Stochastic Gradient Decent (SGD)#

Stochastic gradient descent is a gradient descent optimization method for minimizing an objective function that is written as a sum of differentiable functions.

Evaluating the sum-gradient may require expensive evaluations of the gradients from all summand functions. When the training set is enormous and no simple formulas exist, evaluating the sums of gradients becomes very expensive, because evaluating the gradient requires evaluating all the summand functions’ gradients. To economize on the computational cost at every iteration, stochastic gradient descent samples a subset of summand functions at every step. This is very effective in the case of large-scale machine learning problems.

In pseudocode, stochastic gradient descent can be presented as follows:

  • Choose an initial vector of parameters w and learning rate alpha .

  • Randomly shuffle examples in the training set.

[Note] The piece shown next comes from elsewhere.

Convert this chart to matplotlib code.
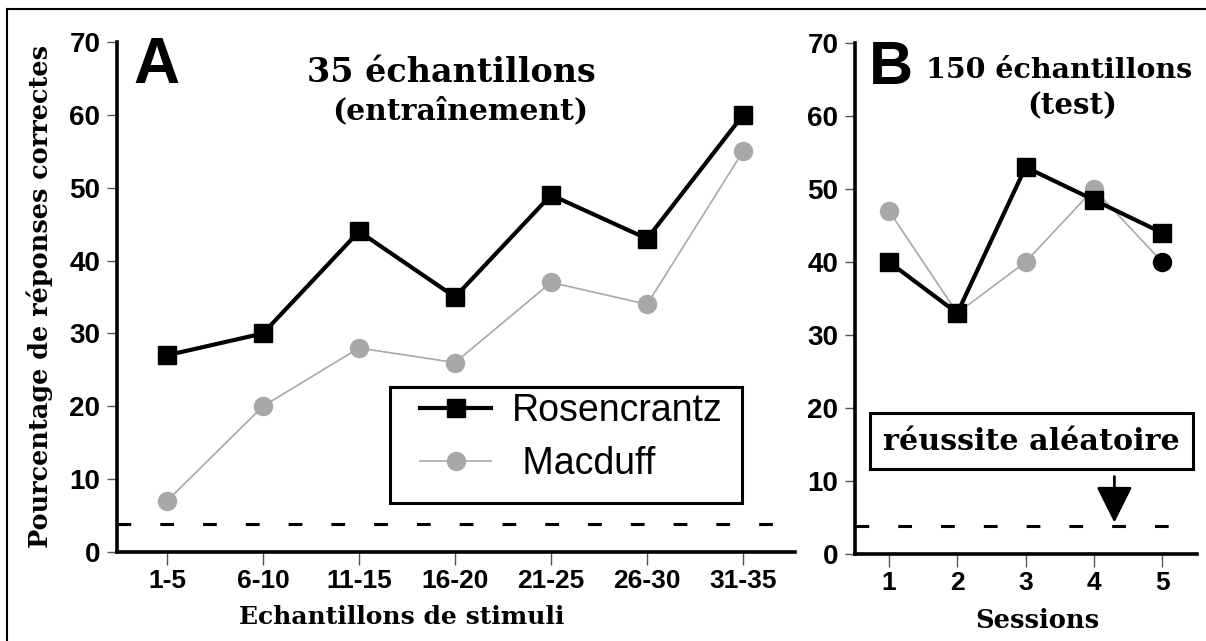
import matplotlib
matplotlib.use("Agg")
import matplotlib.pyplot as plt
from matplotlib.lines import Line2D
from matplotlib.patches import Rectangle

# ---------------- data ----------------
cats_a = ["1-5", "6-10", "11-15", "16-20", "21-25", "26-30", "31-35"]
rosen_a = [27, 30, 44, 35, 49, 43, 60]
macduff_a = [7, 20, 28, 26, 37, 34, 55]

sessions_b = [1, 2, 3, 4, 5]
rosen_b = [40, 33, 53, 48.5, 44]
macduff_b = [47, 33, 40, 50, 40]

chance = 3.8
yticks = [0, 10, 20, 30, 40, 50, 60, 70]

W, H = 1206, 641
fig = plt.figure(figsize=(W / 100, H / 100), dpi=100)

def fx(px):
    return px / W

def fy(py):
    return (H - py) / H

SERIF = ["DejaVu Serif"]
SANS = ["Liberation Sans", "DejaVu Sans"]
GRAY = "#a8a8a8"

def style_axes(ax):
    for s in ["top", "right"]:
        ax.spines[s].set_visible(False)
    for s in ["left", "bottom"]:
        ax.spines[s].set_linewidth(2.6)
    ax.tick_params(axis="y", direction="out", length=7, width=1, color="#555555", pad=5)
    ax.tick_params(axis="x", direction="out", length=9, width=1, color="#555555", pad=3)
    ax.set_ylim(0, 70)
    ax.set_yticks(yticks)
    ax.set_yticklabels([str(v) for v in yticks], fontsize=20, fontweight="bold", family=SANS)

# ---------------- panel A ----------------
axA = fig.add_axes([fx(117), fy(552), fx(795) - fx(117), fy(42) - fy(552)])
style_axes(axA)
xa = list(range(len(cats_a)))
axA.set_xlim(-0.52, 6.54)
axA.set_xticks(xa)
axA.set_xticklabels(cats_a, fontsize=19, fontweight="bold", family=SANS)
axA.axhline(chance, color="black", lw=2.2, dashes=(4.5, 9.5), zorder=1)
lm, = axA.plot(xa, macduff_a, color=GRAY, lw=1.2, marker="o", ms=13,
               mfc=GRAY, mec=GRAY, zorder=2, label="Macduff")
lr, = axA.plot(xa, rosen_a, color="black", lw=3, marker="s", ms=13,
               mfc="black", mec="black", zorder=3, label="Rosencrantz")

leg = axA.legend(handles=[lr, lm], labels=["Rosencrantz", " Macduff"],
                 loc="upper left", bbox_to_anchor=(fx(420), fy(393)),
                 bbox_transform=fig.transFigure, frameon=False,
                 prop={"family": SANS, "size": 27}, handlelength=1.9,
                 handletextpad=0.55, labelspacing=0.45, borderpad=0, borderaxespad=0)
fig.patches.append(Rectangle((fx(390), fy(503)), fx(742) - fx(390), fy(387) - fy(503),
                             transform=fig.transFigure, fill=False, lw=2.2,
                             edgecolor="black"))

fig.text(fx(133), fy(83), "A", fontsize=46, fontweight="bold", family=SANS,
         ha="left", va="baseline")
fig.text(fx(451), fy(82), "35 échantillons", fontsize=24, fontweight="bold",
         family=SERIF, ha="center", va="baseline")
fig.text(fx(460), fy(119), "(entraînement)", fontsize=21.5, fontweight="bold",
         family=SERIF, ha="center", va="baseline")
fig.text(fx(402), fy(617), "Echantillons de stimuli", fontsize=18, fontweight="bold",
         family=SERIF, ha="center", va="center")
fig.text(fx(40), fy(297), "Pourcentage de réponses correctes", fontsize=18.4,
         fontweight="bold", family=SERIF, ha="center", va="center", rotation=90)

# ---------------- panel B ----------------
axB = fig.add_axes([fx(855), fy(554), fx(1197) - fx(855), fy(43) - fy(554)])
style_axes(axB)
axB.set_xlim(0.502, 5.51)
axB.set_xticks(sessions_b)
axB.set_xticklabels([str(s) for s in sessions_b], fontsize=19, fontweight="bold", family=SANS)
axB.axhline(chance, color="black", lw=2.2, dashes=(4.5, 9.5), zorder=1)
axB.plot(sessions_b, macduff_b, color=GRAY, lw=1.2, zorder=2)
axB.plot(sessions_b[:-1], macduff_b[:-1], ls="none", marker="o", ms=13,
         mfc=GRAY, mec=GRAY, zorder=2)
axB.plot(sessions_b[-1:], macduff_b[-1:], ls="none", marker="o", ms=13,
         mfc="black", mec="black", zorder=2)
axB.plot(sessions_b, rosen_b, color="black", lw=3, marker="s", ms=13,
         mfc="black", mec="black", zorder=3)

axB.annotate("", xy=(4.3, 4.3), xytext=(4.3, 10.6),
             arrowprops=dict(arrowstyle="-|>,head_length=0.9,head_width=0.45",
                             lw=2, color="black", mutation_scale=25,
                             shrinkA=0, shrinkB=0))

fig.text(fx(869), fy(84), "B", fontsize=44, fontweight="bold", family=SANS,
         ha="left", va="baseline")
fig.text(fx(1059), fy(78), "150 échantillons", fontsize=20.5, fontweight="bold",
         family=SERIF, ha="center", va="baseline")
fig.text(fx(1072), fy(114), "(test)", fontsize=21, fontweight="bold",
         family=SERIF, ha="center", va="baseline")
fig.patches.append(Rectangle((fx(870), fy(469)), fx(1193) - fx(870), fy(413) - fy(469),
                             transform=fig.transFigure, fill=False, lw=2.2,
                             edgecolor="black"))
fig.text(fx(1031), fy(441), "réussite aléatoire", fontsize=21.7, fontweight="bold",
         family=SERIF, ha="center", va="center")
fig.text(fx(1037), fy(620), "Sessions", fontsize=18.5, fontweight="bold",
         family=SERIF, ha="center", va="center")

# outer frame (top and left edges)
fig.add_artist(Line2D([fx(7), fx(7)], [fy(641), fy(9)], transform=fig.transFigure,
                      color="black", lw=1.5))
fig.add_artist(Line2D([fx(7), fx(1206)], [fy(9), fy(9)], transform=fig.transFigure,
                      color="black", lw=1.5))

fig.savefig("out.png", dpi=100)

  • Repeat until an approximate minimum is obtained:

For i = 1, ..., n, do:
	w:= w - alpha \\partial Q_i(w)

A compromise between the two forms called “mini-batches” computes the gradient against more than one training examples at each step. This can perform significantly better than true stochastic gradient descent because the code can make use of vectorization libraries rather than computing each step separately. It may also result in smoother convergence, as the gradient computed at each step uses more training examples.